Most of the reports have been on tree nurseries, trees in state parks and, of course, gardens and landscaping from home owners. Of the roughly 1.5 million acres of soybeans in our state, no more than 30,000 acres is planted to anything other than Xtend soybeans. Reports and field visits would suggest that a good percentage of them have dicamba injury symptoms ,which is similar to last year.
In 2019, the weed control in the Xtend system was not near as good as in the first few years this technology was used. Most notably, the grass species, especially junglerice, goosegrass and Johnsongrass, have become very troublesome and expensive for growers to control.
Several cotton growers this year stated their weed control costs have doubled to tripled trying to control grass in Xtend cotton. Moreover, prickly sida has become more of an issue and is in my mind a weed shift as glyphosate has never provided good control of that weed. And it is clear that a 0.5 lb rate of dicamba is not improving that level of control.
Palmer control slips
Also in 2019, a number of retailers and farmers told me that the Palmer amaranth control experienced with Engenia or XtendiMax + glyphosate had slipped compared to when they first used that mixture in Xtend crops.
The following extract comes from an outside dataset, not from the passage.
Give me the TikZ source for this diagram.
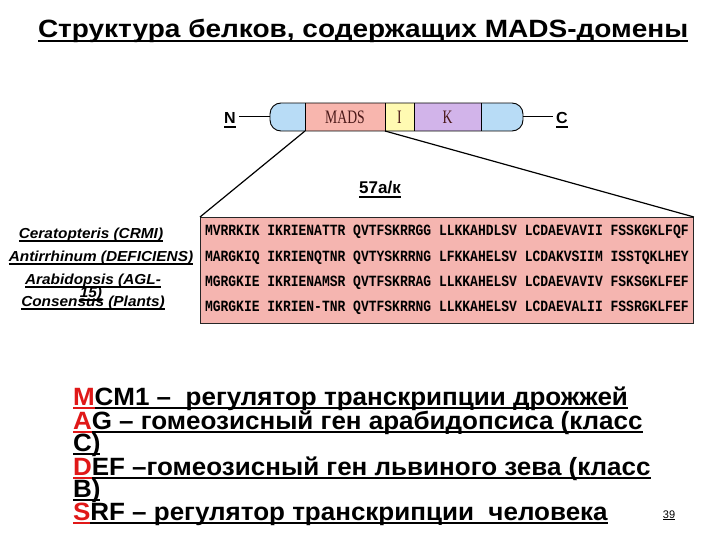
\documentclass[tikz,border=0pt]{standalone}
\usepackage{fontspec}
\setmainfont{Liberation Sans}
\newfontfamily\segfont[FakeStretch=0.72]{Liberation Serif}
\newfontfamily\seqfont{Liberation Mono}
\newfontfamily\titlefont[FakeStretch=1.12]{Liberation Sans}
\newfontfamily\bigfont[FakeStretch=1.04]{Liberation Sans}
\newfontfamily\specfont[FakeStretch=1.06]{Liberation Sans}
\definecolor{mblue}{HTML}{B8DCF6}
\definecolor{mpink}{HTML}{F8B6AE}
\definecolor{myellow}{HTML}{FFFAB2}
\definecolor{mpurple}{HTML}{D2B4EA}
\definecolor{seqpink}{HTML}{F5B5B0}
\definecolor{maroon}{HTML}{4A1818}
\definecolor{mred}{HTML}{E01818}
\tikzset{
  txt/.style={inner sep=0pt, outer sep=0pt},
  seg/.style={inner sep=0pt, outer sep=0pt, minimum height=28pt, text=maroon, font=\segfont\fontsize{19}{19}\selectfont},
  ul/.style={line width=1.4pt, line cap=butt},
  conn/.style={line width=1.2pt},
  species/.style={txt, anchor=base, font=\specfont\bfseries\itshape\fontsize{14.5}{14.5}\selectfont},
  seqrow/.style={txt, anchor=base west, font=\seqfont\bfseries\fontsize{13}{13}\selectfont},
  big/.style={txt, anchor=base west, font=\bigfont\bfseries\fontsize{25}{25}\selectfont},
}
\newcommand\ulnode[2][black]{\draw[ul,#1] ([yshift=-3pt]#2.base west) -- ([yshift=-3pt]#2.base east);}
\begin{document}
\begin{tikzpicture}[x=1pt,y=-1pt]
\useasboundingbox[fill=white] (0,0) rectangle (720,540);
% title
\node[txt, anchor=base west, font=\titlefont\bfseries\fontsize{25}{25}\selectfont] (title) at (38,38) {Структура белков, содержащих MADS-домены};
\ulnode{title}
% protein bar
\begin{scope}
\clip[rounded corners=11pt] (270,103) rectangle (523,131);
\node[seg, fill=mblue, minimum width=35pt] (lcap) at (287.5,117) {};
\node[seg, fill=mpink, minimum width=80pt] (mads) at (345,117) {MADS};
\node[seg, fill=myellow, minimum width=29pt] (idom) at (399.5,117) {I};
\node[seg, fill=mpurple, minimum width=67pt] (kdom) at (447.5,117) {K};
\node[seg, fill=mblue, minimum width=42pt] (rcap) at (502,117) {};
\end{scope}
\draw[line width=0.9pt, rounded corners=11pt] (270,103) rectangle (523,131);
\draw[line width=0.6pt] (mads.north west) -- (mads.south west) (mads.north east) -- (mads.south east)
  (kdom.north west) -- (kdom.south west) (kdom.north east) -- (kdom.south east);
\coordinate (barL) at (270,117);
\coordinate (barR) at (523,117);
\node[txt, font=\bfseries\fontsize{16}{16}\selectfont, anchor=base] (N) at (230,124) {N};
\node[txt, font=\bfseries\fontsize{16}{16}\selectfont, anchor=base] (C) at (562,124) {C};
\ulnode{N}\ulnode{C}
\draw[line width=1pt] (N.east |- barL) ++(3,0) -- (barL);
\draw[line width=1pt] (barR) -- ([xshift=-3pt]C.west |- barR);
% 57 a/k
\node[txt, font=\bfseries\fontsize{17}{17}\selectfont, anchor=base] (len) at (380,194) {57а/к};
\ulnode{len}
% sequence box
\node[draw=black!85, line width=0.9pt, fill=seqpink, minimum width=493pt, minimum height=106pt, inner sep=0pt, anchor=north west] (seqbox) at (200,217) {};
\draw[conn] (mads.south west) -- (seqbox.north west);
\draw[conn] (mads.south east) -- (seqbox.north east);
\node[seqrow] (r1) at (205,236) {\scalebox{1}[1.2]{MVRRKIK IKRIENATTR QVTFSKRRGG LLKKAHDLSV LCDAEVAVII FSSKGKLFQF}};
\node[seqrow] (r2) at (205,261) {\scalebox{1}[1.2]{MARGKIQ IKRIENQTNR QVTYSKRRNG LFKKAHELSV LCDAKVSIIM ISSTQKLHEY}};
\node[seqrow] (r3) at (205,286) {\scalebox{1}[1.2]{MGRGKIE IKRIENAMSR QVTFSKRRAG LLKKAHELSV LCDAEVAVIV FSKSGKLFEF}};
\node[seqrow] (r4) at (205,311) {\scalebox{1}[1.2]{MGRGKIE IKRIEN-TNR QVTFSKRRNG LLKKAHELSV LCDAEVALII FSSRGKLFEF}};
% species
\node[species] (s1) at (91,238) {Ceratopteris (CRMI)};
\node[species] (s2) at (101,261) {Antirrhinum (DEFICIENS)};
\node[species] (s3) at (93,284) {Arabidopsis (AGL-};
\node[species] (s3b) at (91,297) {15)};
\node[species] (s4) at (93,306) {Consensus (Plants)};
\ulnode{s1}\ulnode{s2}\ulnode{s3}\ulnode{s3b}\ulnode{s4}
% bottom text
\node[big, text=mred] (m1) at (73,405) {M};
\node[big] (m2) at (m1.base east) {CM1 –~ регулятор транскрипции дрожжей};
\node[big, text=mred] (a1) at (73,429) {A};
\node[big] (a2) at (a1.base east) {G – гомеозисный ген арабидопсиса (класс};
\node[big] (c1) at (73,451) {C)};
\node[big, text=mred] (d1) at (73,475) {D};
\node[big] (d2) at (d1.base east) {EF –гомеозисный ген львиного зева (класс};
\node[big] (b1) at (73,497) {B)};
\node[big, text=mred] (sr1) at (73,520) {S};
\node[big] (sr2) at (sr1.base east) {RF – регулятор транскрипции~ человека};
\ulnode[mred]{m1}\ulnode{m2}\ulnode[mred]{a1}\ulnode{a2}\ulnode{c1}
\ulnode[mred]{d1}\ulnode{d2}\ulnode{b1}\ulnode[mred]{sr1}\ulnode{sr2}
\node[txt, anchor=base, font=\fontsize{11}{11}\selectfont] (pg) at (669,518) {39};
\draw[line width=0.7pt] ([yshift=-1.5pt]pg.base west) -- ([yshift=-1.5pt]pg.base east);
\end{tikzpicture}
\end{document}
To test this observation, we screened dicamba on Palmer collected from these fields to Palmer amaranth that was sourced back in 2014 prior to the introduction of Xtend crops.
In order to get Palmer amaranth from this year, we took soil from fields where dicamba had been disappointing in its control and grew out seedlings. We screened both populations with an Engenia rate of a 0.25 lb, 0.5 lb (12.8 oz/A), 1 lb and 2 lbs.
The first observation of this one test would suggest that their concerns were not without merit. At 10 days after application, the 0.25 lb rate of Engenia had provided complete control of the 2014 Palmer amaranth but only partial control of the 2019 population (Picture 1).
This would be consistent with field visits where many of the escaped Palmer amaranth from Engenia + Roundup PM were often times found on field edges where sprayers would slow down, resulting in less pressure from the pump to adjust for the speed and likely less coverage.
The first couple years folks used dicamba, they were getting control even on the field edges but not in 2019.
There was also a noticeable difference 10 days after application of the 0.5 lb (labeled rate). The 2014 Palmer amaranth was completely controlled while there are still some surviving from the 2019 population (Picture 2).
This too would be consistent with field observations from this spring where a sequential application of a labeled dicamba product, or a follow-up application of Liberty, was often needed to finally get control. Complete control was seen with the higher Engenia rates.
The status of the Xtend weed management system here in 2019 could be better. First, off-target dicamba issues have not appreciably improved from 2018, and many feel the dicamba symptomology showing up on broadleaf plants across the landscape continues to be an issue.
From a weed management perspective, we need a new game plan on grass control as what we are doing now is not working on junglerice, goosegrass or Johnsongrass. We also need a new plan on prickly sida. Finally, many have reported that more follow-up applications were necessary to control Palmer.
History was made 50 years ago this month with the Apollo 11 moon landing. I think we can sum up Tennessee’s Xtend weed management experience in 2019 not so much with Apollo 11 but a quote attributed to Apollo 13: “Houston we have a problem.”